The LARK MAX 2 is a practical long-term investment for creators who find themselves cycling through software fixes every session. The combination of OWS in-ear wireless monitoring and AI noise cancellation helps reduce the conditions that usually cause speaker sound to leak into microphones.
Frequently Asked Questions
Why does my microphone echo on video calls even with headphones plugged in?
If echo persists after connecting headphones, the most likely cause is that your headphones are not set as the default playback device. On Windows, check Settings > System > Sound > Output and confirm headphones are selected. Also check whether Stereo Mix is still active in the Recording tab and disable it. Either of these conditions can sustain an echo loop even after physical headphones are connected.
Does AI noise cancellation completely stop mic bleed from speakers?

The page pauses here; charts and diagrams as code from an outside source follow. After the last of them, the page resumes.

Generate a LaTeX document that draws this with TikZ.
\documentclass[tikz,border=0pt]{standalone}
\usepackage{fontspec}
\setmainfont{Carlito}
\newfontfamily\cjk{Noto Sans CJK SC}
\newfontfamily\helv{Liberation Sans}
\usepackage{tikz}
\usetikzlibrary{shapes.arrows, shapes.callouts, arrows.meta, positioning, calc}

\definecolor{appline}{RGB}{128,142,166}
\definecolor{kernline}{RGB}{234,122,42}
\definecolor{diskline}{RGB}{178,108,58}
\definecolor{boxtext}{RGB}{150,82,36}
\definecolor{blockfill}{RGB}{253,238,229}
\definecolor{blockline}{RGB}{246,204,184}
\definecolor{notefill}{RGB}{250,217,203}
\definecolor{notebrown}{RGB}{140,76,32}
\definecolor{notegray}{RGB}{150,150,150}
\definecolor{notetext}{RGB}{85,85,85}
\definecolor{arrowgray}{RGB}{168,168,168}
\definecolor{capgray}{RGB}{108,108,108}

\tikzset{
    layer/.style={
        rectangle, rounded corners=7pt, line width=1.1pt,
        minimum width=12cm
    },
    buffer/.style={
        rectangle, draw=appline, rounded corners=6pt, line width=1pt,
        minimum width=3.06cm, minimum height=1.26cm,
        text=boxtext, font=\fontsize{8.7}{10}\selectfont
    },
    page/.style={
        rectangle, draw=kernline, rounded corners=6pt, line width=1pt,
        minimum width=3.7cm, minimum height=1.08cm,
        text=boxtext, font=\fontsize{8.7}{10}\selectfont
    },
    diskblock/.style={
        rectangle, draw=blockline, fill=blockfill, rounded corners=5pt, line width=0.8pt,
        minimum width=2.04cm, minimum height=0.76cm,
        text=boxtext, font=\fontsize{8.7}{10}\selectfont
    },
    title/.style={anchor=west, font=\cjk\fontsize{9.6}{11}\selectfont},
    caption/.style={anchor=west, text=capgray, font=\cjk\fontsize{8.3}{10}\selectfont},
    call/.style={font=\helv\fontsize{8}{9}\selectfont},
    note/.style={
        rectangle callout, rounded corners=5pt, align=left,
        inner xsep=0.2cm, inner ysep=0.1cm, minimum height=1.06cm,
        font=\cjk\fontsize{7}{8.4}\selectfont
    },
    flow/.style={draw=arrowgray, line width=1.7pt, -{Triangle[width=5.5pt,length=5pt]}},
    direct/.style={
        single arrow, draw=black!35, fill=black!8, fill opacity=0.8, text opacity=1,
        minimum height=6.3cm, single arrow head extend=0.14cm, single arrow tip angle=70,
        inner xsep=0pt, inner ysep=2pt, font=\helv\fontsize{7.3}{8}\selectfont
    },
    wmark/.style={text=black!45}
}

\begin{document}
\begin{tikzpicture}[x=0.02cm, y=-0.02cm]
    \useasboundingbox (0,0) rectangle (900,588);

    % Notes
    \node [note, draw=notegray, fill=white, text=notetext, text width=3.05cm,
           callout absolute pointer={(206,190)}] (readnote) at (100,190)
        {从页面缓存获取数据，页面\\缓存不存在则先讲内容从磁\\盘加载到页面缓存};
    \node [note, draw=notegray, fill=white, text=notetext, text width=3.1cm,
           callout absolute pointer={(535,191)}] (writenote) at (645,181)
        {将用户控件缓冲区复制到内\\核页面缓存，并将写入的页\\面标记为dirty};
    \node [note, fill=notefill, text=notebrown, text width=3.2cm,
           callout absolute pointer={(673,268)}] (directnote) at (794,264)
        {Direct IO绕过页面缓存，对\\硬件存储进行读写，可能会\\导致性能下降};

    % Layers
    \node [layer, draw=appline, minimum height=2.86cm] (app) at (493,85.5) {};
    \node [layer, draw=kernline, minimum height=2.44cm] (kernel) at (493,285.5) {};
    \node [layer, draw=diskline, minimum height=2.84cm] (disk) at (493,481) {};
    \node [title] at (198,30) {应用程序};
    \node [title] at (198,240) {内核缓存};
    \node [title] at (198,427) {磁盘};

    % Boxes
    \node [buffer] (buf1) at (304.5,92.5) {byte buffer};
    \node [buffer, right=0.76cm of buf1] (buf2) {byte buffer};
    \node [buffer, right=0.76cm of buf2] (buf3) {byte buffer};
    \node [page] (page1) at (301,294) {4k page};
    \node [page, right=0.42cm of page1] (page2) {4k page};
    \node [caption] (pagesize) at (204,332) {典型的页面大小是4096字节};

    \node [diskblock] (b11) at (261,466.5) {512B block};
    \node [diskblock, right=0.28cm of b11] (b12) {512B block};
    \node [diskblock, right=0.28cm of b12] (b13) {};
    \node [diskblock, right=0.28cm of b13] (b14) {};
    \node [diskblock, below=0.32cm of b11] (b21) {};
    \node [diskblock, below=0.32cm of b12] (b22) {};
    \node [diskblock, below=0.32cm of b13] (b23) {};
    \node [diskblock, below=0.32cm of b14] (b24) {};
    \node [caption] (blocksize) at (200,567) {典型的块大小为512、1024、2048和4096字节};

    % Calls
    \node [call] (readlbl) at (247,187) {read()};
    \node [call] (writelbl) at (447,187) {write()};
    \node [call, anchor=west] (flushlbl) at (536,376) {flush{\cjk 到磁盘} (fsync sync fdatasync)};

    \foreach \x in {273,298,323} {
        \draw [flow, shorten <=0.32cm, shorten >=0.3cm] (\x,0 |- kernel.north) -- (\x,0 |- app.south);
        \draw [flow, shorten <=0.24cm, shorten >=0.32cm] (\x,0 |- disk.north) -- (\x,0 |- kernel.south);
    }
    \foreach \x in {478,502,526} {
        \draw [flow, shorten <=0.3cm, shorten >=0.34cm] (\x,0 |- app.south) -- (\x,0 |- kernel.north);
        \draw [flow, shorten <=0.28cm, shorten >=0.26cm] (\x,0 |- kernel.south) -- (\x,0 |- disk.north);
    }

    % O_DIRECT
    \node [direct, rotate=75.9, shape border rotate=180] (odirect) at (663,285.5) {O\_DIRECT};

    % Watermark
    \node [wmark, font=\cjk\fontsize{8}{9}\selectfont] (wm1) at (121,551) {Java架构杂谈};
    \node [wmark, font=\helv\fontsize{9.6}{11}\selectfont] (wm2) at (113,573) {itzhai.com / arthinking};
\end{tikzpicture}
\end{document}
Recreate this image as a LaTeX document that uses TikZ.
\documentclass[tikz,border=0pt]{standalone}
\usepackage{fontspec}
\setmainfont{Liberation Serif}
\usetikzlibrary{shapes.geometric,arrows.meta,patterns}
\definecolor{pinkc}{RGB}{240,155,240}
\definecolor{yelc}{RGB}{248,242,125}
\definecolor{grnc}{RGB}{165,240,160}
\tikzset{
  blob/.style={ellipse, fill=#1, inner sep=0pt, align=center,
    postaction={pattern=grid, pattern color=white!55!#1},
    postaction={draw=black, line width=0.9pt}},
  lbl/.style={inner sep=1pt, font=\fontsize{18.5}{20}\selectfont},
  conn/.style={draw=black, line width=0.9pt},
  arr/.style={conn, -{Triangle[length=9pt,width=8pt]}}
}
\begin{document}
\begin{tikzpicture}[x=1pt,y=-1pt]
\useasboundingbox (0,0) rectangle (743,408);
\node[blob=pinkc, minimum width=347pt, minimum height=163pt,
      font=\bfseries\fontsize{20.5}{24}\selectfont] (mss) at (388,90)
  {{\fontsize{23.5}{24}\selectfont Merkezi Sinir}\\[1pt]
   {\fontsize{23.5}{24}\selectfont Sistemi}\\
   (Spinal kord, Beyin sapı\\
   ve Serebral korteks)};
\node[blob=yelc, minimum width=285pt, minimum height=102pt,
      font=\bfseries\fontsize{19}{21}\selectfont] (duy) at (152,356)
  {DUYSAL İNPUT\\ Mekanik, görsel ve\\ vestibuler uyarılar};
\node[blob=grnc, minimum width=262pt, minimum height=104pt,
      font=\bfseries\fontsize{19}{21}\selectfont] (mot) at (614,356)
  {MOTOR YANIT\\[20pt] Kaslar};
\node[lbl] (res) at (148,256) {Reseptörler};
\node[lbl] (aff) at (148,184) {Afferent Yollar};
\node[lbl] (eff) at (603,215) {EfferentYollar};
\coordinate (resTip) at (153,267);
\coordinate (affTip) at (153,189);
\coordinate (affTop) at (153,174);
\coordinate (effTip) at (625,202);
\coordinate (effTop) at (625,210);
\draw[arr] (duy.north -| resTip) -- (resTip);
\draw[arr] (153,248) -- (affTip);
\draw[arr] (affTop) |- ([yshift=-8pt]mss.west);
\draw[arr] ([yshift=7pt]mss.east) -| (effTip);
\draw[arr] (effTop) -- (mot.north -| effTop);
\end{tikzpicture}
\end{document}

AI noise cancellation significantly reduces speaker bleed but does not eliminate it at high playback volumes and close distances. It works best as a suppression layer added on top of other fixes. Using AI noise cancellation along with wireless in-ear monitoring removes speaker sound from the recording space. This combination gives a stronger fix when speaker volume cannot be adjusted.
Can I use speakers and a microphone at the same time without any bleed?
Under the right conditions, yes. A cardioid microphone with speakers positioned in the rear null zone, moderate gain, and low speaker volume can produce recordings with minimal bleed. But this balance is fragile. Any increase in speaker volume, a shift in microphone angle, or a gain adjustment can reintroduce the problem. Headphone monitoring produces more consistent and reliable results across sessions.
Why does my mic still pick up audio after I lower the gain?
If gain is already low but speaker sound still appears, the issue is acoustic coupling. Sound is moving through the room air into the microphone capsule. Lower gain cannot stop this physical sound path. Try moving the mic so the speakers fall into its rejection area. You can also lower the speaker volume or switch to headphones instead.
Conclusion
First, identify the main cause before changing anything else. Check Windows audio routing settings, then review gain levels. Also see if open speakers are feeding sound into the microphone. Using headphones and lowering input sensitivity often fixes the issue. Most users solve it with these two changes alone. If sound still leaks, move the microphone position carefully. You can also add a noise gate or use hardware like the Hollyland LARK MAX 2.